De 15 ans son aîné, Yigit Bener, issu d’une lignée d’écrivains, adresse en 2019 au prisonnier sa traduction en turc du « Voyage au bout de la nuit » avec un mot d’encouragement: « l’expression de ma solidarité ».
« Je ne pouvais accepter que cet homme pour lequel j’avais voté, comme six millions d’électeurs et dont je partage les idées, se retrouve derrière les barreaux alors que je suis libre ».
– « Qui a commencé? » –
Bener, qui a connu l’exil politique dans les années 80, a déjà salué d’une critique élogieuse le premier recueil de nouvelles de Demirtas, « L’Aurore » (traduit en français et en anglais); une correspondance s’engage entre eux via l’avocat du détenu.
Après la réélection du président Recep Tayyip Erdogan en mai 2023, quand l’espoir d’une libération rapide s’évanouit pour Demirtas, Yigit Bener suggère de pousser les échanges littéraires. « Et si on écrivait un roman, tous les deux? ». Sans définir le sujet ni les personnages, précise-t-il.
Qui a commencé? « Interdiction de le dire! On a juste décidé que chacun écrirait à son tour, en alternance ». Il s’agit alors surtout de distraire le prisonnier, une plume à défaut d’une clé.
Mais bientôt, de jeux de mots en rebondissements, voilà l’intrigue et 13 chapitres ficelés. « On s’est beaucoup amusé mais il fallait en finir. On l’a laissé reposer deux mois avant de le donner à lire à quelques amis ».
L’éditeur de Demirtas, Dipnot, qui a publié ses romans et nouvelles, tous écrits en prison, endosse aussitôt le projet: après un tirage initial de 55.000 exemplaires, un deuxième est prévu en septembre.
Le défi du départ, lancé comme un gag, est devenu une « intrigue policière tissée sur les quarante dernières années de l’histoire turque et la question kurde », résume Bener.
« Nos histoires personnelles, les trajectoires de Yigit et la mienne ont contribué à façonner le roman.
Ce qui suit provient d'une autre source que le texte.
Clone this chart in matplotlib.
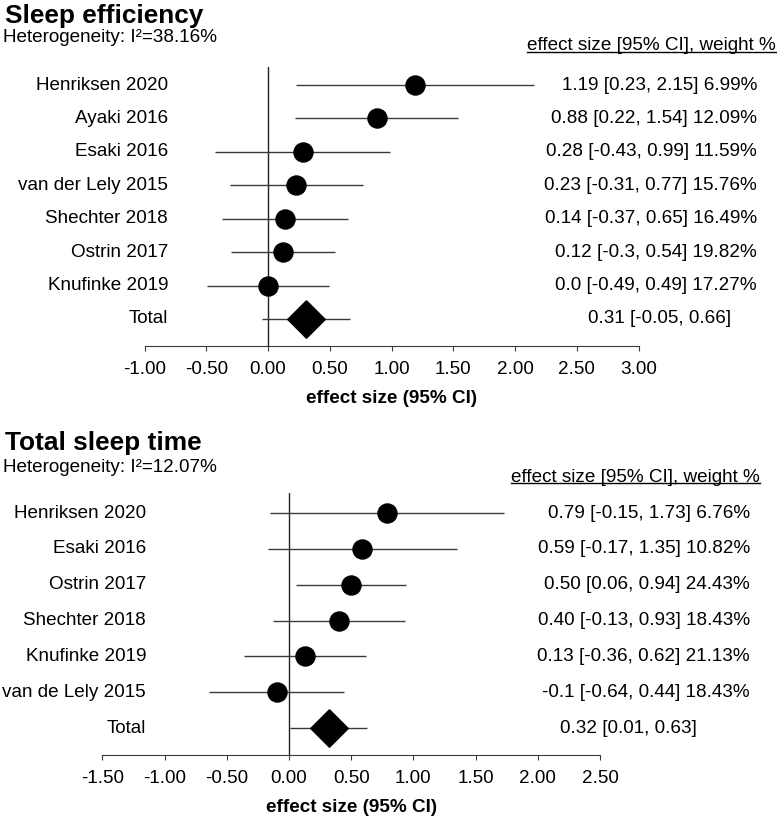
import numpy as np
import matplotlib
matplotlib.use("Agg")
import matplotlib.pyplot as plt
from matplotlib.transforms import blended_transform_factory
from matplotlib.lines import Line2D

plt.rcParams['font.family'] = ['Liberation Sans', 'DejaVu Sans']

# sleep efficiency
se_studies = ["Henriksen 2020", "Ayaki 2016", "Esaki 2016", "van der Lely 2015",
              "Shechter 2018", "Ostrin 2017", "Knufinke 2019"]
se_est = [1.19, 0.88, 0.28, 0.23, 0.14, 0.12, 0.0]
se_est_txt = ["1.19", "0.88", "0.28", "0.23", "0.14", "0.12", "0.0"]
se_lo = [0.23, 0.22, -0.43, -0.31, -0.37, -0.3, -0.49]
se_hi = [2.15, 1.54, 0.99, 0.77, 0.65, 0.54, 0.49]
se_weight = ["6.99%", "12.09%", "11.59%", "15.76%", "16.49%", "19.82%", "17.27%"]
se_total = [0.31, -0.05, 0.66]
se_i2 = "38.16%"
se_ticks = [-1.0, -0.5, 0.0, 0.5, 1.0, 1.5, 2.0, 2.5, 3.0]

# total sleep time
tst_studies = ["Henriksen 2020", "Esaki 2016", "Ostrin 2017", "Shechter 2018",
               "Knufinke 2019", "van de Lely 2015"]
tst_est = [0.79, 0.59, 0.50, 0.40, 0.13, -0.1]
tst_est_txt = ["0.79", "0.59", "0.50", "0.40", "0.13", "-0.1"]
tst_lo = [-0.15, -0.17, 0.06, -0.13, -0.36, -0.64]
tst_hi = [1.73, 1.35, 0.94, 0.93, 0.62, 0.44]
tst_weight = ["6.76%", "10.82%", "24.43%", "18.43%", "21.13%", "18.43%"]
tst_total = [0.32, 0.01, 0.63]
tst_i2 = "12.07%"
tst_ticks = [-1.5, -1.0, -0.5, 0.0, 0.5, 1.0, 1.5, 2.0, 2.5]

W, H = 777, 818
FS = 13.6
fig = plt.figure(figsize=(W / 100, H / 100), dpi=100)

LINE = "#3a3a3a"
diamond = [(0, 1), (1, 0), (0, -1), (-1, 0), (0, 1)]


def ci_txt(v):
    # the reference prints -0.3 without the trailing zero
    return "-0.3" if v == -0.3 else "%.2f" % v


def panel(box, ylim, studies, est, est_txt, lo, hi, weight, total, ticks, title, i2,
          title_y, het_y, head_y, head_right, lab_right, val_right, tot_right):
    left, right, top, bottom = box
    ax = fig.add_axes([left / W, 1 - bottom / H, (right - left) / W, (bottom - top) / H])
    n = len(studies)
    ys = np.arange(n, 0, -1)
    ax.set_xlim(ticks[0], ticks[-1])
    ax.set_ylim(*ylim)
    ax.axvline(0, color="#222222", lw=1.0, zorder=1)
    ax.hlines(ys, lo, hi, color=LINE, lw=1.0, zorder=2)
    ax.plot(est, ys, "o", color="black", ms=13.7, zorder=3)
    ax.hlines(0, total[1], total[2], color=LINE, lw=1.0, zorder=2)
    ax.plot([total[0]], [0], marker=diamond, color="black", ms=27, lw=0, zorder=3)

    for s in ["top", "right", "left"]:
        ax.spines[s].set_visible(False)
    ax.spines["bottom"].set_color(LINE)
    ax.set_yticks([])
    ax.set_xticks(ticks)
    ax.set_xticklabels(["%.2f" % t for t in ticks], fontsize=FS)
    ax.tick_params(axis="x", length=3.6, color=LINE, pad=7.5)
    ax.set_xlabel("effect size (95% CI)", fontsize=FS, fontweight="bold", labelpad=8)

    tr = blended_transform_factory(fig.transFigure, ax.transData)
    for y, name in zip(ys, studies):
        fig.text(lab_right / W, y, name, transform=tr, ha="right", va="center", fontsize=FS)
    fig.text(lab_right / W, 0, "Total", transform=tr, ha="right", va="center", fontsize=FS)

    for y, t, l, h, w in zip(ys, est_txt, lo, hi, weight):
        s = "%s [%s, %s] %s" % (t, ci_txt(l), ci_txt(h), w)
        fig.text(val_right / W, y, s, transform=tr, ha="right", va="center", fontsize=FS)
    fig.text(tot_right / W, 0, "%.2f [%.2f, %.2f]" % tuple(total), transform=tr,
             ha="right", va="center", fontsize=FS)

    fig.text(5 / W, 1 - title_y / H, title, ha="left", va="center", fontsize=18.9,
             fontweight="bold")
    fig.text(3 / W, 1 - het_y / H, "Heterogeneity: I\u00b2=" + i2, ha="left", va="center",
             fontsize=FS)
    head = fig.text(head_right / W, 1 - head_y / H, "effect size [95% CI], weight %",
                    ha="right", va="center", fontsize=FS)
    return ax, head


ax1, h1 = panel((144.5, 638.5, 67, 346), (-0.81, 7.54), se_studies, se_est, se_est_txt,
                se_lo, se_hi, se_weight, se_total, se_ticks, "Sleep efficiency", se_i2,
                16, 37, 46, 776, 168, 757, 731)
ax2, h2 = panel((102.4, 600, 493, 755), (-0.75, 6.56), tst_studies, tst_est, tst_est_txt,
                tst_lo, tst_hi, tst_weight, tst_total, tst_ticks, "Total sleep time", tst_i2,
                443, 468, 477, 760, 146, 750, 697)

# underline the column headers
fig.canvas.draw()
r = fig.canvas.get_renderer()
for h in (h1, h2):
    bb = h.get_window_extent(r)
    y = bb.y0 + 3
    fig.add_artist(Line2D([bb.x0 / W, bb.x1 / W], [y / H, y / H], color="black", lw=1.0,
                          transform=fig.transFigure))

fig.savefig("out.png", dpi=100)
Il m’a motivé quand j’en avais besoin ».
« A travers ces deux personnages d’une même génération de perdants, qui partagent un même sentiment de défaite, le livre pose aussi la question de la réconciliation », relève Yigit Bener. « L’idée parle à la Turquie d’aujourd’hui, polarisée comme jamais ».
La critique salue un « récit drôle, rapide et enlevé » et les lecteurs se pressent aux premières rencontres dans les librairies.
Bener avoue son embarras, s’excuse de parler seul, sans « Selo ». Et emporte partout une bouilloire: le seul appareil électrique que ses geôliers ont trouvé en fouillant sa cellule quand ils soupçonnaient Demirtas de cacher un téléphone portable.
Début juillet, jour de la sortie du livre, il a enfin été autorisé à lui rendre visite dans sa prison d’Edirne (nord-ouest). « Extrêmement ému », confie-t-il, il rencontre enfin son co-auteur à travers l’hygiaphone.
Soumis à l’isolement, même pour les ateliers manuels, Selahattin Demirtas n’a droit qu’à la visite hebdomadaire de sa famille et à celles de son avocat.
Ce samedi-là, exceptionnellement, il a été extrait de sa cellule, la même depuis huit ans, 12 m2 qu’il occupe avec l’ancien maire de Diyarbakir, la principale ville kurde de Turquie (sud-est), Selçuk Mizrakli.
Pour leur premier face-à-face, les deux auteurs ont commencé par échanger des blagues.